Dans le passionnant « À peine j’ouvre les yeux », film de Leyla Bouzid sorti sur les écrans il y a quelques mois, nous découvrions à quel point il était risqué pour la jeune Farah d’oser chanter dans la Tunisie de Ben Ali. Aujourd’hui, c’est un documentaire venu d’Iran qui retrace les combats menés par des chanteuses de ce pays désireuses de se produire en public. Or en Iran, depuis la révolution de 1979 et les diktats de l’Imam Khomeyni contre la musique, il est interdit aux femmes de chanter en solo pour un public mixte (composé d’auditeurs des deux sexes). La jeune compositrice Sara Najafi (sœur du réalisateur) entreprend donc une véritable lutte afin de faire entendre la voix des femmes en Iran. Avec des chanteuses et des musiciens, elle ose s’engager dans de laborieux pourparlers afin d’obtenir l’autorisation d’organiser un concert à Téhéran. Pour ce faire, il faut multiplier les rendez-vous au ministère de la culture iranien et supporter les refus sans baisser les bras. Il peut même être utile de rencontrer un mollah afin de lui demander des explications, ce qui donne lieu à des scènes à la fois consternantes et savoureuses tant le supposé théologien s’empêtre dans ses raisonnements confinant à l’absurde.

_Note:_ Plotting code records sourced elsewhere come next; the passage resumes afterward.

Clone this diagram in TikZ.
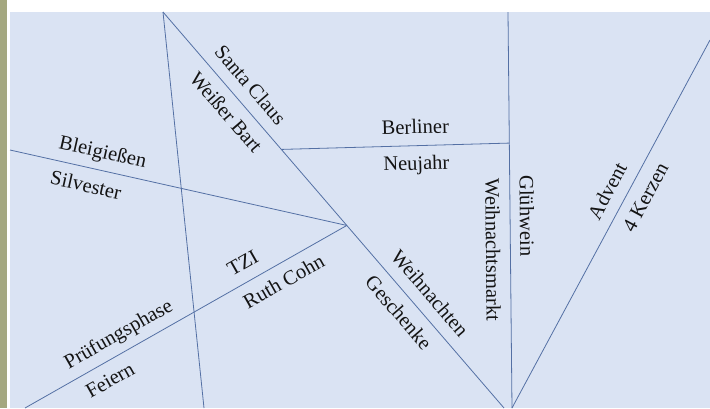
\documentclass[tikz,border=0pt]{standalone}
\usepackage{fontspec}
\setmainfont{Liberation Serif}
\usepackage{tikz}
\usetikzlibrary{calc}
\definecolor{panel}{RGB}{218,227,243}
\definecolor{strip}{RGB}{164,167,127}
\definecolor{wire}{RGB}{84,112,164}

\begin{document}
\begin{tikzpicture}[x=1pt,y=-1pt,
    wire/.style={draw=wire,line width=0.8pt},
    lab/.style={sloped,inner sep=3pt,text height=14pt,text depth=4.5pt,
      text=black!92,font=\fontsize{20.5}{23}\selectfont}]
  \useasboundingbox (0,0) rectangle (710,408);
  \fill[strip] (0,0) rectangle (7,408);
  \fill[panel] (10,12) rectangle (710,408);
  % end points
  \coordinate (top) at (163,12);
  \coordinate (diagbot) at (504,408);
  \coordinate (leftbot) at (204,408);
  \coordinate (vtop) at (508,12);
  \coordinate (vbot) at (512,408);
  \coordinate (rim) at (710,40);
  \coordinate (west) at (10,150);
  \coordinate (sw) at (25,408);
  \coordinate (hub) at ($(top)!.539!(diagbot)$);
  \coordinate (fork) at ($(top)!.347!(diagbot)$);
  \coordinate (vjoin) at ($(vtop)!.331!(vbot)$);
  % lines
  \path[wire] (top) -- (leftbot);
  \path[wire] (top) -- node[lab,pos=.215,above=4pt] (santa) {Santa Claus}
    node[lab,pos=.224,below=7pt] (bart) {Weißer Bart}
    node[lab,pos=.741,above=4pt] (xmas) {Weihnachten}
    node[lab,pos=.73,below=7pt] (gifts) {Geschenke} (diagbot);
  \path[wire] (fork) -- node[lab,pos=.59,above=4pt] (berlin) {Berliner}
    node[lab,pos=.59,below=7pt] (newyear) {Neujahr} (vjoin);
  \path[wire] (vtop) -- node[lab,pos=.515,above=2pt] (gluehwein) {Glühwein}
    node[lab,pos=.6,below=7pt] (market) {Weihnachtsmarkt} (vbot);
  \path[wire] (vbot) -- node[lab,pos=.565,above=4pt] (advent) {Advent}
    node[lab,pos=.595,below=7pt] (candles) {4 Kerzen} (rim);
  \path[wire] (west) -- node[lab,pos=.264,above=4pt] (lead) {Bleigießen}
    node[lab,pos=.237,below=7pt] (silvester) {Silvester} (hub);
  \path[wire] (sw) -- node[lab,pos=.318,above=4pt] (exams) {Prüfungsphase}
    node[lab,pos=.237,below=7pt] (party) {Feiern}
    node[lab,pos=.705,above=4pt] (tzi) {TZI}
    node[lab,pos=.777,below=7pt] (cohn) {Ruth Cohn} (hub);
\end{tikzpicture}
\end{document}
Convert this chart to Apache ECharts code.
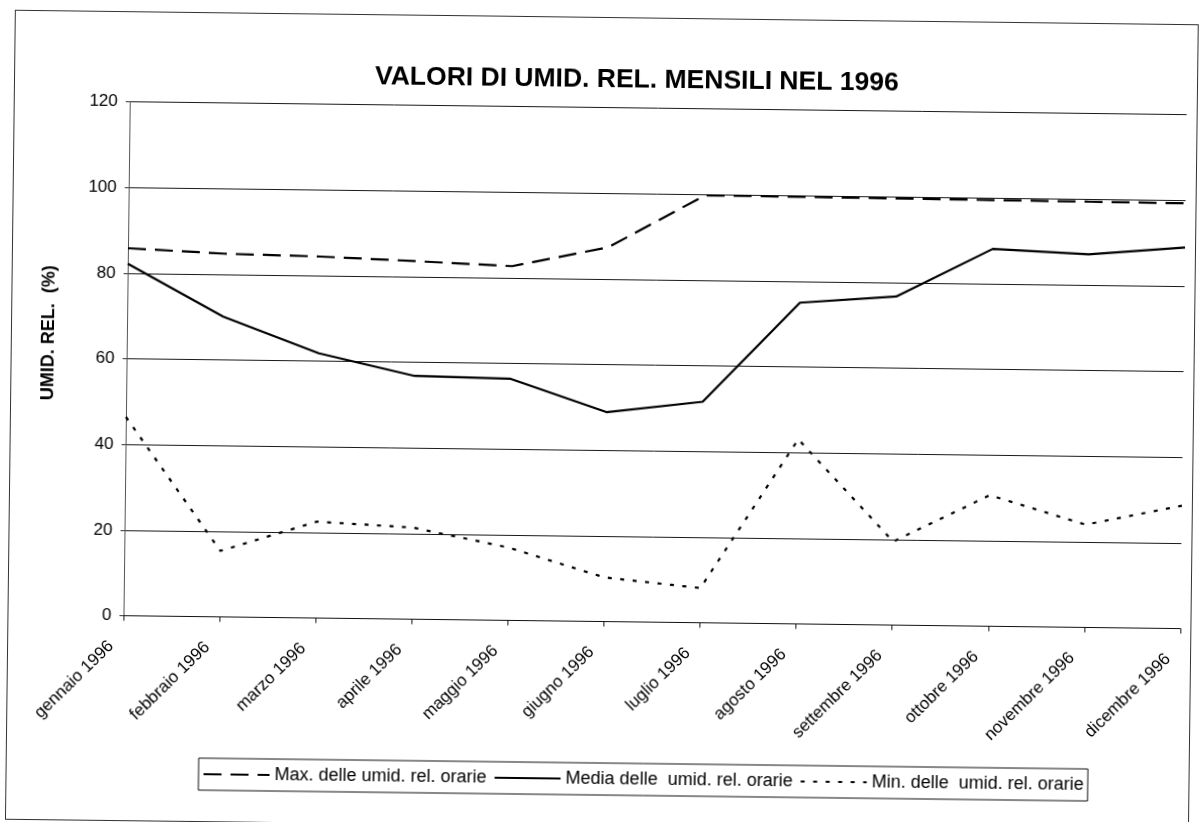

Heureusement, pour mener à bien son combat, Sara Najafi peut non seulement compter sur le soutien de chanteuses et musiciens de son pays, mais aussi de France et de Tunisie. C’est un véritable partenariat qu’on voit se mettre en place au fil de ce documentaire en même temps que se noue un dialogue interculturel des plus intéressants. En France, ce sont les chanteuses Jeanne Cherhal et Elise Caron accompagnées de leurs musiciens qui s’engagent aux côtés des Iraniennes. De Tunisie vient aussi s’adjoindre au groupe Emel Mathlouthi, une chanteuse à la voix d’or. Tout ce monde se rencontre, discute, débat, chante et espère se produire un jour sur une scène de Téhéran.

On imagine la joie et l’émotion qui étreignent le cœur de ces femmes quand enfin, après avoir surmonté tous les obstacles et les tentations de désespoir, un concert a lieu, le 19 septembre 2013, à l’Opéra de Téhéran. Toutes sont présentes, les Iraniennes, les Françaises et la Tunisienne. Et les voix féminines tant honnies par les censeurs obscurantistes s’élèvent enfin. Quand la tunisienne Emel Mathlouthi fait entendre son chant, lorsque s’impose sa voix si belle, c’est à la manière d’un hymne à la liberté. Liberté conquise le temps d’un concert, mais liberté encore à gagner pour les femmes d’Iran et de tant d’autres pays ! Ce qui est sûr, en tout cas, c’est que ce superbe documentaire (chaleureusement applaudi par les spectateurs de la séance à laquelle j’ai assisté) insuffle de l’espoir. 

NOTE:  8/10

Luc Schweitzer, sscc.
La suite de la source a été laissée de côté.